- **Data**
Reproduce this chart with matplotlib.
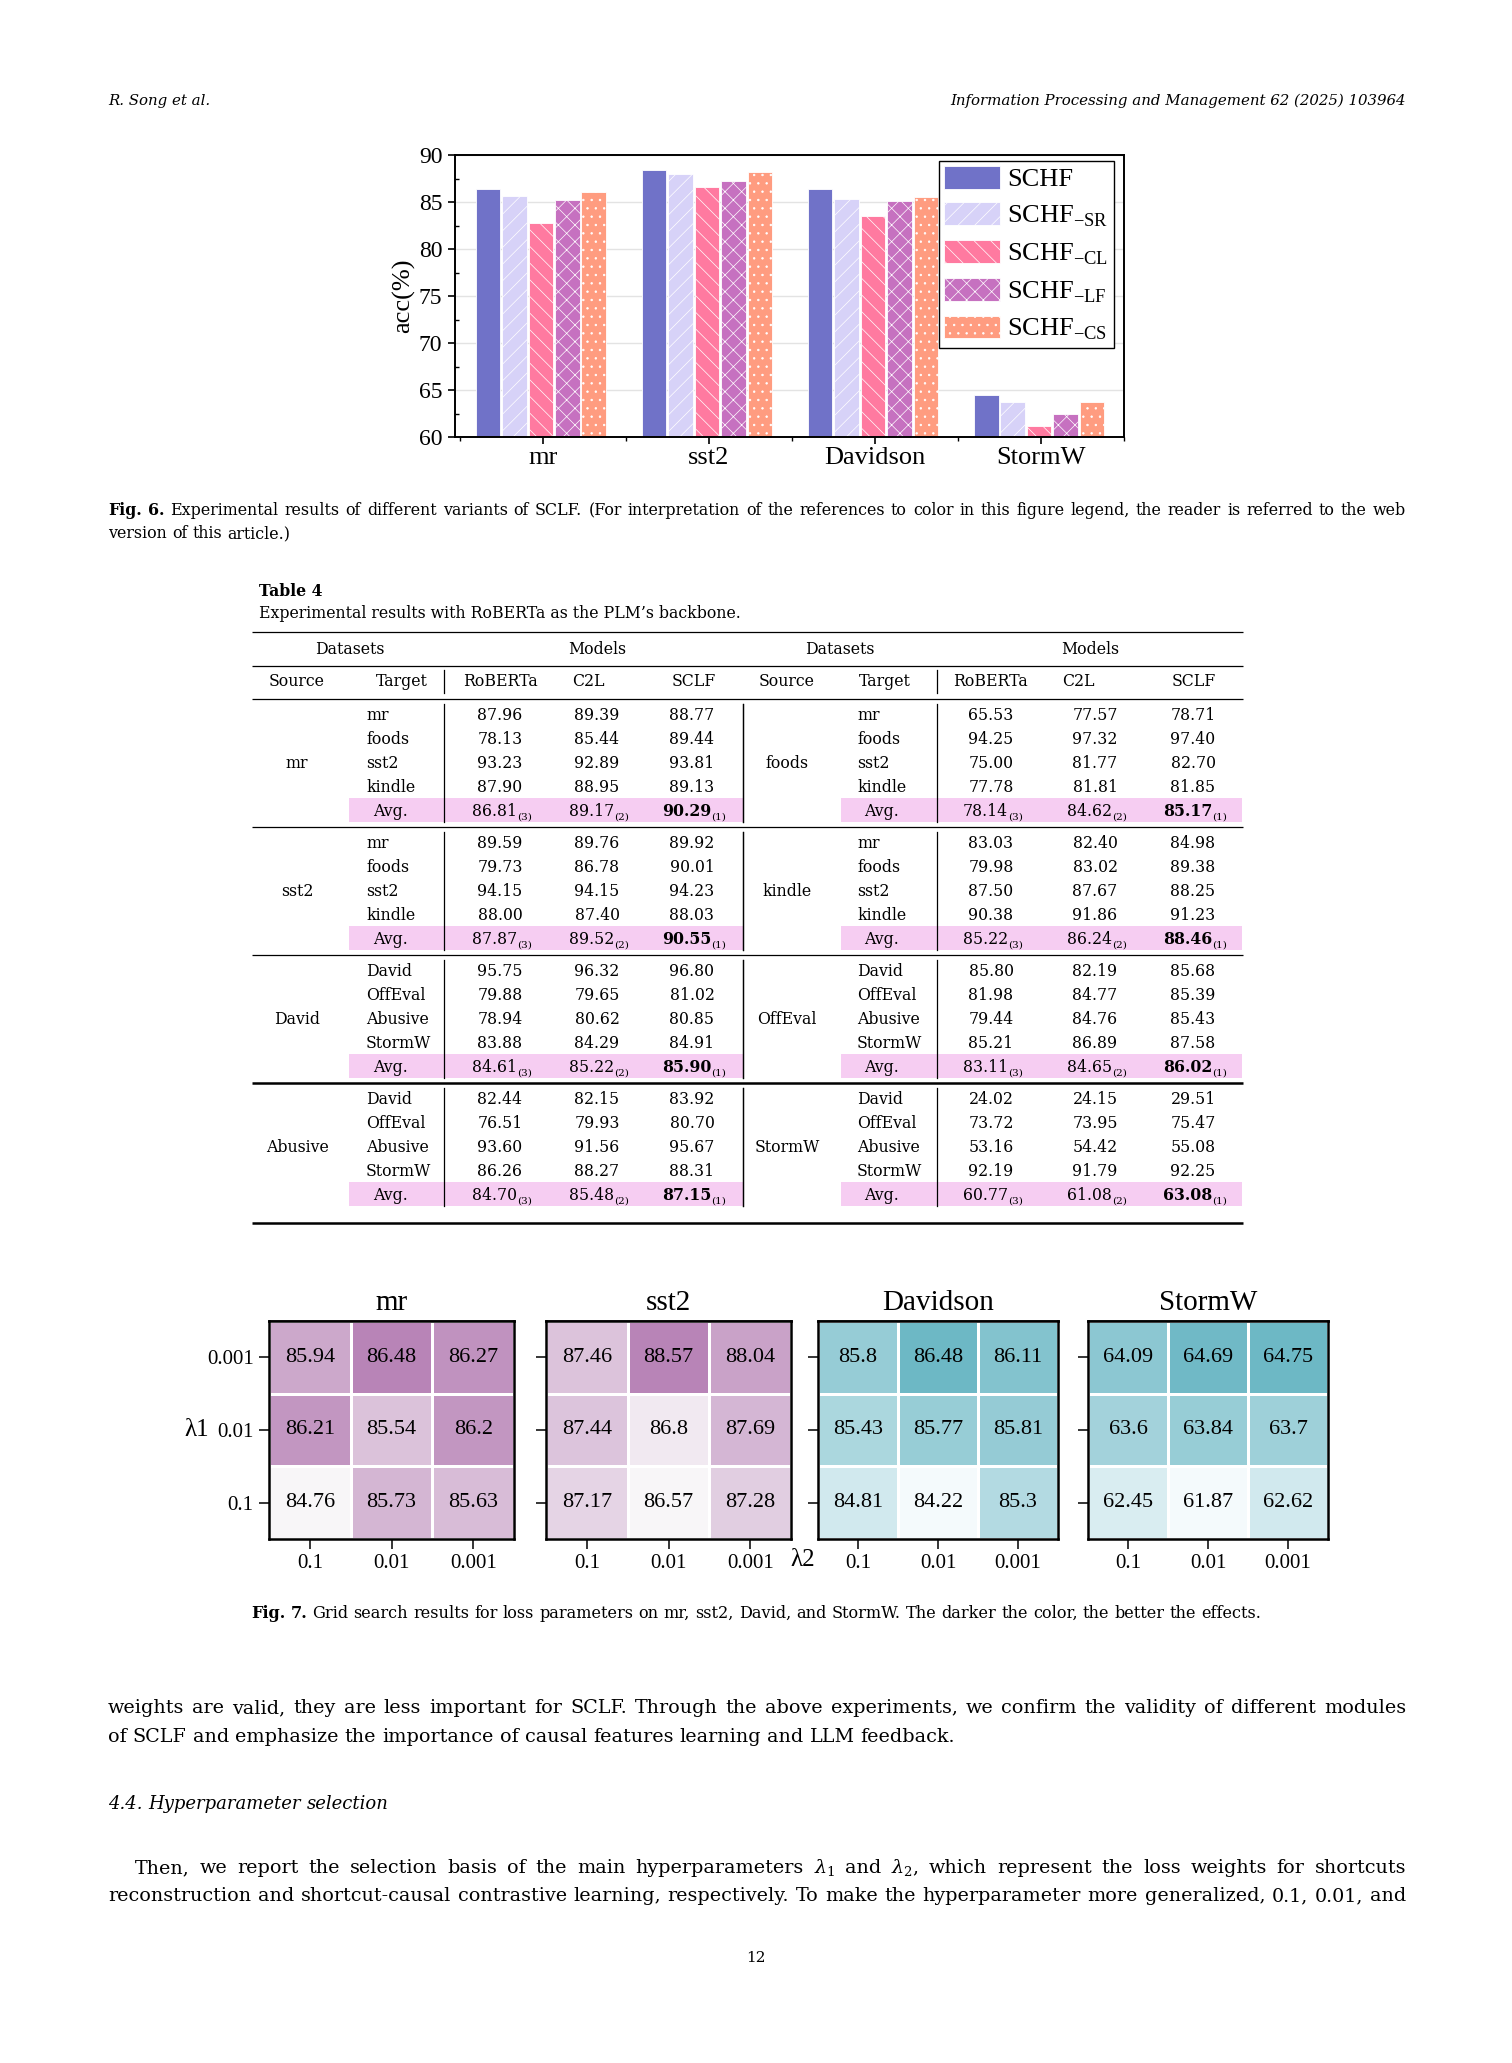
import numpy as np
import matplotlib as mpl
mpl.use('Agg')
from matplotlib import pyplot as plt
from matplotlib.colors import LinearSegmentedColormap

W, H, DPI = 1512, 2063, 100
SERIF = 'DejaVu Serif'
TIMES = 'Liberation Serif'

# ---------------- Fig. 6 data ----------------
datasets = ['mr', 'sst2', 'Davidson', 'StormW']
variant_names = ['SCHF', r'SCHF$_{\mathregular{-SR}}$', r'SCHF$_{\mathregular{-CL}}$',
                 r'SCHF$_{\mathregular{-LF}}$', r'SCHF$_{\mathregular{-CS}}$']
schf = [86.41, 88.45, 86.37, 64.46]
schf_sr = [85.63, 88.02, 85.33, 63.68]
schf_cl = [82.79, 86.62, 83.46, 61.17]
schf_lf = [85.17, 87.25, 85.10, 62.40]
schf_cs = [86.06, 88.24, 85.58, 63.76]

# ---------------- Table 4 data ----------------
models = ['RoBERTa', 'C2L', 'SCLF']
sources_left = ['mr', 'sst2', 'David', 'Abusive']
sources_right = ['foods', 'kindle', 'OffEval', 'StormW']
targets_a = ['mr', 'foods', 'sst2', 'kindle']
targets_b = ['David', 'OffEval', 'Abusive', 'StormW']
vals_mr = [[87.96, 89.39, 88.77], [78.13, 85.44, 89.44], [93.23, 92.89, 93.81], [87.90, 88.95, 89.13]]
avg_mr = [86.81, 89.17, 90.29]
vals_sst2 = [[89.59, 89.76, 89.92], [79.73, 86.78, 90.01], [94.15, 94.15, 94.23], [88.00, 87.40, 88.03]]
avg_sst2 = [87.87, 89.52, 90.55]
vals_david = [[95.75, 96.32, 96.80], [79.88, 79.65, 81.02], [78.94, 80.62, 80.85], [83.88, 84.29, 84.91]]
avg_david = [84.61, 85.22, 85.90]
vals_abusive = [[82.44, 82.15, 83.92], [76.51, 79.93, 80.70], [93.60, 91.56, 95.67], [86.26, 88.27, 88.31]]
avg_abusive = [84.70, 85.48, 87.15]
vals_foods = [[65.53, 77.57, 78.71], [94.25, 97.32, 97.40], [75.00, 81.77, 82.70], [77.78, 81.81, 81.85]]
avg_foods = [78.14, 84.62, 85.17]
vals_kindle = [[83.03, 82.40, 84.98], [79.98, 83.02, 89.38], [87.50, 87.67, 88.25], [90.38, 91.86, 91.23]]
avg_kindle = [85.22, 86.24, 88.46]
vals_offeval = [[85.80, 82.19, 85.68], [81.98, 84.77, 85.39], [79.44, 84.76, 85.43], [85.21, 86.89, 87.58]]
avg_offeval = [83.11, 84.65, 86.02]
vals_stormw = [[24.02, 24.15, 29.51], [73.72, 73.95, 75.47], [53.16, 54.42, 55.08], [92.19, 91.79, 92.25]]
avg_stormw = [60.77, 61.08, 63.08]
avg_ranks = ['(3)', '(2)', '(1)']

# ---------------- Fig. 7 data ----------------
lam_ticks = ['0.1', '0.01', '0.001']
lam1_ticks = ['0.001', '0.01', '0.1']
grid_names = ['mr', 'sst2', 'Davidson', 'StormW']
grid_mr = [[85.94, 86.48, 86.27], [86.21, 85.54, 86.2], [84.76, 85.73, 85.63]]
grid_sst2 = [[87.46, 88.57, 88.04], [87.44, 86.8, 87.69], [87.17, 86.57, 87.28]]
grid_david = [[85.8, 86.48, 86.11], [85.43, 85.77, 85.81], [84.81, 84.22, 85.3]]
grid_stormw = [[64.09, 64.69, 64.75], [63.6, 63.84, 63.7], [62.45, 61.87, 62.62]]

plt.rcParams['font.family'] = TIMES
plt.rcParams['mathtext.fontset'] = 'dejavuserif'
plt.rcParams['hatch.linewidth'] = 0.5

fig = plt.figure(figsize=(W / DPI, H / DPI), dpi=DPI)
page = fig.add_axes([0, 0, 1, 1])
page.set_xlim(0, W)
page.set_ylim(H, 0)
page.axis('off')
R = fig.canvas.get_renderer()


def px_rect(x0, y0, x1, y1):
    return [x0 / W, 1 - y1 / H, (x1 - x0) / W, (y1 - y0) / H]


def toks(s, nbold=0, **kw):
    out = []
    for i, w in enumerate(s.split()):
        d = dict(kw)
        if i < nbold:
            d['weight'] = 'bold'
        out.append((w, d))
    return out


def put_words(words, x, y, size, x1=None, ha='left', justify=False):
    ts = [page.text(0, y, w, fontsize=size, va='baseline', family=SERIF, **d) for w, d in words]
    ws = [t.get_window_extent(R).width for t in ts]
    sp = 0.318 * size * DPI / 72
    if justify and len(ts) > 1:
        sp = (x1 - x - sum(ws)) / (len(ts) - 1)
    total = sum(ws) + sp * (len(ts) - 1)
    if ha == 'center':
        x = x - total / 2
    for t, w in zip(ts, ws):
        t.set_x(x)
        x += w + sp


# ---------------- page header ----------------
page.text(108, 105, 'R. Song et al.', fontsize=10.8, style='italic', family=SERIF, va='baseline')
page.text(1406, 105, 'Information Processing and Management 62 (2025) 103964', fontsize=10.8,
          style='italic', family=SERIF, va='baseline', ha='right')

# ---------------- Fig. 6 bar chart ----------------
ax = fig.add_axes(px_rect(455, 155, 1124, 437))
x = np.arange(len(datasets))
series = [schf, schf_sr, schf_cl, schf_lf, schf_cs]
colors = ['#7072c8', '#d7d2f8', '#ff7aa0', '#c671c0', '#ff9c80']
hatches = [None, '//', '\\\\', 'xx', '..']
for i, (vals, c, h, lab) in enumerate(zip(series, colors, hatches, variant_names)):
    ax.bar(x + (i - 2) * 0.159 - 0.012, vals, 0.148, color=c, hatch=h, edgecolor='white',
           linewidth=0.6, label=lab, zorder=2)
ax.set_xlim(-0.53, 3.5)
ax.set_ylim(60, 90)
ax.set_yticks(np.arange(60, 91, 5))
ax.set_yticks(np.arange(62.5, 90, 5), minor=True)
ax.set_xticks(x)
ax.set_xticks(np.arange(-0.5, 3.6, 1), minor=True)
ax.set_xticklabels(datasets)
ax.yaxis.grid(True, color='#e3e3e3', linewidth=1.0)
ax.set_axisbelow(True)
ax.tick_params(axis='y', which='major', direction='out', length=5, width=1.2, pad=4,
               labelsize=17, labelfontfamily=TIMES)
ax.tick_params(axis='y', which='minor', direction='in', length=3, width=1.0)
ax.tick_params(axis='x', which='major', direction='out', length=5, width=1.2, pad=2,
               labelsize=19, labelfontfamily=TIMES)
ax.tick_params(axis='x', which='minor', direction='out', length=3, width=1.0)
for s in ax.spines.values():
    s.set_linewidth(1.4)
ax.set_ylabel('acc(%)', fontsize=19, family=TIMES, labelpad=3)
leg = ax.legend(loc='upper right', bbox_to_anchor=(0.985, 0.98), prop={'family': TIMES, 'size': 19},
                frameon=True, fancybox=False, edgecolor='black', framealpha=1,
                handlelength=2.1, handleheight=0.95, labelspacing=0.42, handletextpad=0.3,
                borderpad=0.2, borderaxespad=0)
leg.get_frame().set_linewidth(1.0)

# ---------------- Fig. 6 caption ----------------
put_words(toks('Fig. 6. Experimental results of different variants of SCLF. (For interpretation of the '
               'references to color in this figure legend, the reader is referred to the web', nbold=2),
          108, 515, 11.4, x1=1406, justify=True)
put_words(toks('version of this article.)'), 108, 538, 11.4)

# ---------------- Table 4 ----------------
TS = 11.3
page.text(259, 596, 'Table 4', fontsize=TS, weight='bold', family=SERIF, va='baseline')
page.text(259, 618, 'Experimental results with RoBERTa as the PLM\u2019s backbone.', fontsize=TS,
          family=SERIF, va='baseline')

for yr, lw in [(632, 0.9), (666, 0.9), (699, 0.9), (827, 0.9), (955, 0.9), (1083, 1.8), (1223, 1.8)]:
    page.plot([252, 1243], [yr, yr], color='black', lw=lw, solid_capstyle='butt')

halves = [
    dict(src=297, tgt=366, cols=[500, 597, 692], vline=444, pink=(349, 743),
         hd=350, hm=597, hs=297, ht=376, hr=500, hc=572, hf=672,
         sources=sources_left, targets=[targets_a, targets_a, targets_b, targets_b],
         vals=[vals_mr, vals_sst2, vals_david, vals_abusive],
         avgs=[avg_mr, avg_sst2, avg_david, avg_abusive]),
    dict(src=787, tgt=857, cols=[991, 1095, 1193], vline=937, pink=(841, 1242),
         hd=840, hm=1090, hs=787, ht=859, hr=990, hc=1062, hf=1172,
         sources=sources_right, targets=[targets_a, targets_a, targets_b, targets_b],
         vals=[vals_foods, vals_kindle, vals_offeval, vals_stormw],
         avgs=[avg_foods, avg_kindle, avg_offeval, avg_stormw]),
]
B = 5.5  # baseline offset from visual centre
for hf in halves:
    page.text(hf['hd'], 648 + B, 'Datasets', fontsize=TS, family=SERIF, ha='center', va='baseline')
    page.text(hf['hm'], 648 + B, 'Models', fontsize=TS, family=SERIF, ha='center', va='baseline')
    page.text(hf['hs'], 681 + B, 'Source', fontsize=TS, family=SERIF, ha='center', va='baseline')
    page.text(hf['ht'], 681 + B, 'Target', fontsize=TS, family=SERIF, ha='left', va='baseline')
    page.text(hf['hr'], 681 + B, models[0], fontsize=TS, family=SERIF, ha='center', va='baseline')
    page.text(hf['hc'], 681 + B, models[1], fontsize=TS, family=SERIF, ha='left', va='baseline')
    page.text(hf['hf'], 681 + B, models[2], fontsize=TS, family=SERIF, ha='left', va='baseline')
    page.plot([hf['vline']] * 2, [670, 693], color='black', lw=0.9)
    for g in range(4):
        rule = 699 + 128 * g
        y0 = 714 + 128 * g
        ya = y0 + 4 * 24
        page.add_patch(plt.Rectangle((hf['pink'][0], ya - 12), hf['pink'][1] - hf['pink'][0], 24,
                                     color='#f6cdf2', lw=0, zorder=0))
        page.plot([hf['vline']] * 2, [rule + 5, ya + 12], color='black', lw=0.9)
        page.plot([743, 743], [rule + 5, ya + 12], color='black', lw=0.9)
        page.text(hf['src'], y0 + 2 * 24 + B, hf['sources'][g], fontsize=TS, family=SERIF,
                  ha='center', va='baseline')
        for i, tname in enumerate(hf['targets'][g]):
            yy = y0 + i * 24 + B
            page.text(hf['tgt'], yy, tname, fontsize=TS, family=SERIF, va='baseline')
            for c, v in zip(hf['cols'], hf['vals'][g][i]):
                page.text(c, yy, f'{v:.2f}', fontsize=TS, family=SERIF, ha='center', va='baseline')
        yy = ya + B
        page.text(hf['tgt'] + 24, yy, 'Avg.', fontsize=TS, family=SERIF, ha='center', va='baseline')
        for k, (c, v) in enumerate(zip(hf['cols'], hf['avgs'][g])):
            t1 = page.text(0, yy, f'{v:.2f}', fontsize=TS, family=SERIF, va='baseline',
                           weight='bold' if k == 2 else 'normal')
            t2 = page.text(0, yy + 4, avg_ranks[k], fontsize=7.5, family=SERIF, va='baseline')
            w1 = t1.get_window_extent(R).width
            w2 = t2.get_window_extent(R).width
            xs = c - (w1 + w2) / 2 + 2
            t1.set_x(xs)
            t2.set_x(xs + w1)

# ---------------- Fig. 7 heatmaps ----------------
purple = LinearSegmentedColormap.from_list('pu', ['#f8f6f8', '#b884b7'])
teal = LinearSegmentedColormap.from_list('te', ['#f4fafc', '#6db8c5'])
grids = [grid_mr, grid_sst2, grid_david, grid_stormw]
cmaps = [purple, purple, teal, teal]
boxes = [(269, 514), (546, 791), (818, 1058), (1088, 1328)]
for k, (name, g, cm, (bx0, bx1)) in enumerate(zip(grid_names, grids, cmaps, boxes)):
    a = fig.add_axes(px_rect(bx0, 1321, bx1, 1539))
    arr = np.array(g)
    a.pcolormesh(np.arange(4), np.arange(4), arr, cmap=cm, vmin=arr.min(), vmax=arr.max(),
                 edgecolors='white', linewidth=2.0)
    a.set_xlim(0, 3)
    a.set_ylim(3, 0)
    for r in range(3):
        for c in range(3):
            a.text(c + 0.5, r + 0.5, f'{arr[r, c]:g}', ha='center', va='center',
                   fontsize=16, family=TIMES)
    a.set_xticks(np.arange(3) + 0.5)
    a.set_xticklabels(lam_ticks)
    a.set_yticks(np.arange(3) + 0.5)
    if k == 0:
        a.set_yticklabels(lam1_ticks)
    else:
        a.set_yticklabels([])
    a.tick_params(axis='both', direction='out', length=7, width=1.1, pad=4,
                  labelsize=15, labelfontfamily=TIMES)
    top = a.secondary_xaxis('top')
    top.set_xticks(np.arange(3) + 0.5)
    top.set_xticklabels([])
    top.tick_params(direction='in', length=6, width=1.1)
    top.spines['top'].set_linewidth(1.8)
    for s in a.spines.values():
        s.set_linewidth(1.8)
    a.annotate(name, xy=(0.5, 1), xycoords='axes fraction', xytext=(0, 8), textcoords='offset points',
               ha='center', va='baseline', fontsize=21, family=TIMES)

page.text(197, 1430, '\u03bb1', fontsize=18, family=TIMES, ha='center', va='center')
page.text(803, 1560, '\u03bb2', fontsize=18, family=TIMES, ha='center', va='center')

put_words(toks('Fig. 7. Grid search results for loss parameters on mr, sst2, David, and StormW. '
               'The darker the color, the better the effects.', nbold=2), 756, 1618, 11.6, ha='center')

# ---------------- body text ----------------
BS = 13.8
put_words(toks('weights are valid, they are less important for SCLF. Through the above experiments, '
               'we confirm the validity of different modules'), 108, 1713, BS, x1=1406, justify=True)
put_words(toks('of SCLF and emphasize the importance of causal features learning and LLM feedback.'),
          108, 1742, BS)
put_words(toks('4.4. Hyperparameter selection', style='italic'), 108, 1809, 13)
put_words(toks(r'Then, we report the selection basis of the main hyperparameters $\lambda_1$ and '
               r'$\lambda_2$, which represent the loss weights for shortcuts'), 135, 1873, BS,
          x1=1406, justify=True)
put_words(toks('reconstruction and shortcut-causal contrastive learning, respectively. To make the '
               'hyperparameter more generalized, 0.1, 0.01, and'), 108, 1901, BS, x1=1406, justify=True)
page.text(756, 1962, '12', fontsize=11, family=SERIF, ha='center', va='baseline')

fig.savefig('out.png', dpi=DPI)
plt.close(fig)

- **Challenge**
Exactly restate the lines from the beginning of the data through the line with "avg_ranks = ['(3)', '(2)', '(1)']", and no others, keeping pictures out.

- **Correct result**
Reproduce this chart with matplotlib.
import numpy as np
import matplotlib as mpl
mpl.use('Agg')
from matplotlib import pyplot as plt
from matplotlib.colors import LinearSegmentedColormap

W, H, DPI = 1512, 2063, 100
SERIF = 'DejaVu Serif'
TIMES = 'Liberation Serif'

# ---------------- Fig. 6 data ----------------
datasets = ['mr', 'sst2', 'Davidson', 'StormW']
variant_names = ['SCHF', r'SCHF$_{\mathregular{-SR}}$', r'SCHF$_{\mathregular{-CL}}$',
                 r'SCHF$_{\mathregular{-LF}}$', r'SCHF$_{\mathregular{-CS}}$']
schf = [86.41, 88.45, 86.37, 64.46]
schf_sr = [85.63, 88.02, 85.33, 63.68]
schf_cl = [82.79, 86.62, 83.46, 61.17]
schf_lf = [85.17, 87.25, 85.10, 62.40]
schf_cs = [86.06, 88.24, 85.58, 63.76]

# ---------------- Table 4 data ----------------
models = ['RoBERTa', 'C2L', 'SCLF']
sources_left = ['mr', 'sst2', 'David', 'Abusive']
sources_right = ['foods', 'kindle', 'OffEval', 'StormW']
targets_a = ['mr', 'foods', 'sst2', 'kindle']
targets_b = ['David', 'OffEval', 'Abusive', 'StormW']
vals_mr = [[87.96, 89.39, 88.77], [78.13, 85.44, 89.44], [93.23, 92.89, 93.81], [87.90, 88.95, 89.13]]
avg_mr = [86.81, 89.17, 90.29]
vals_sst2 = [[89.59, 89.76, 89.92], [79.73, 86.78, 90.01], [94.15, 94.15, 94.23], [88.00, 87.40, 88.03]]
avg_sst2 = [87.87, 89.52, 90.55]
vals_david = [[95.75, 96.32, 96.80], [79.88, 79.65, 81.02], [78.94, 80.62, 80.85], [83.88, 84.29, 84.91]]
avg_david = [84.61, 85.22, 85.90]
vals_abusive = [[82.44, 82.15, 83.92], [76.51, 79.93, 80.70], [93.60, 91.56, 95.67], [86.26, 88.27, 88.31]]
avg_abusive = [84.70, 85.48, 87.15]
vals_foods = [[65.53, 77.57, 78.71], [94.25, 97.32, 97.40], [75.00, 81.77, 82.70], [77.78, 81.81, 81.85]]
avg_foods = [78.14, 84.62, 85.17]
vals_kindle = [[83.03, 82.40, 84.98], [79.98, 83.02, 89.38], [87.50, 87.67, 88.25], [90.38, 91.86, 91.23]]
avg_kindle = [85.22, 86.24, 88.46]
vals_offeval = [[85.80, 82.19, 85.68], [81.98, 84.77, 85.39], [79.44, 84.76, 85.43], [85.21, 86.89, 87.58]]
avg_offeval = [83.11, 84.65, 86.02]
vals_stormw = [[24.02, 24.15, 29.51], [73.72, 73.95, 75.47], [53.16, 54.42, 55.08], [92.19, 91.79, 92.25]]
avg_stormw = [60.77, 61.08, 63.08]
avg_ranks = ['(3)', '(2)', '(1)']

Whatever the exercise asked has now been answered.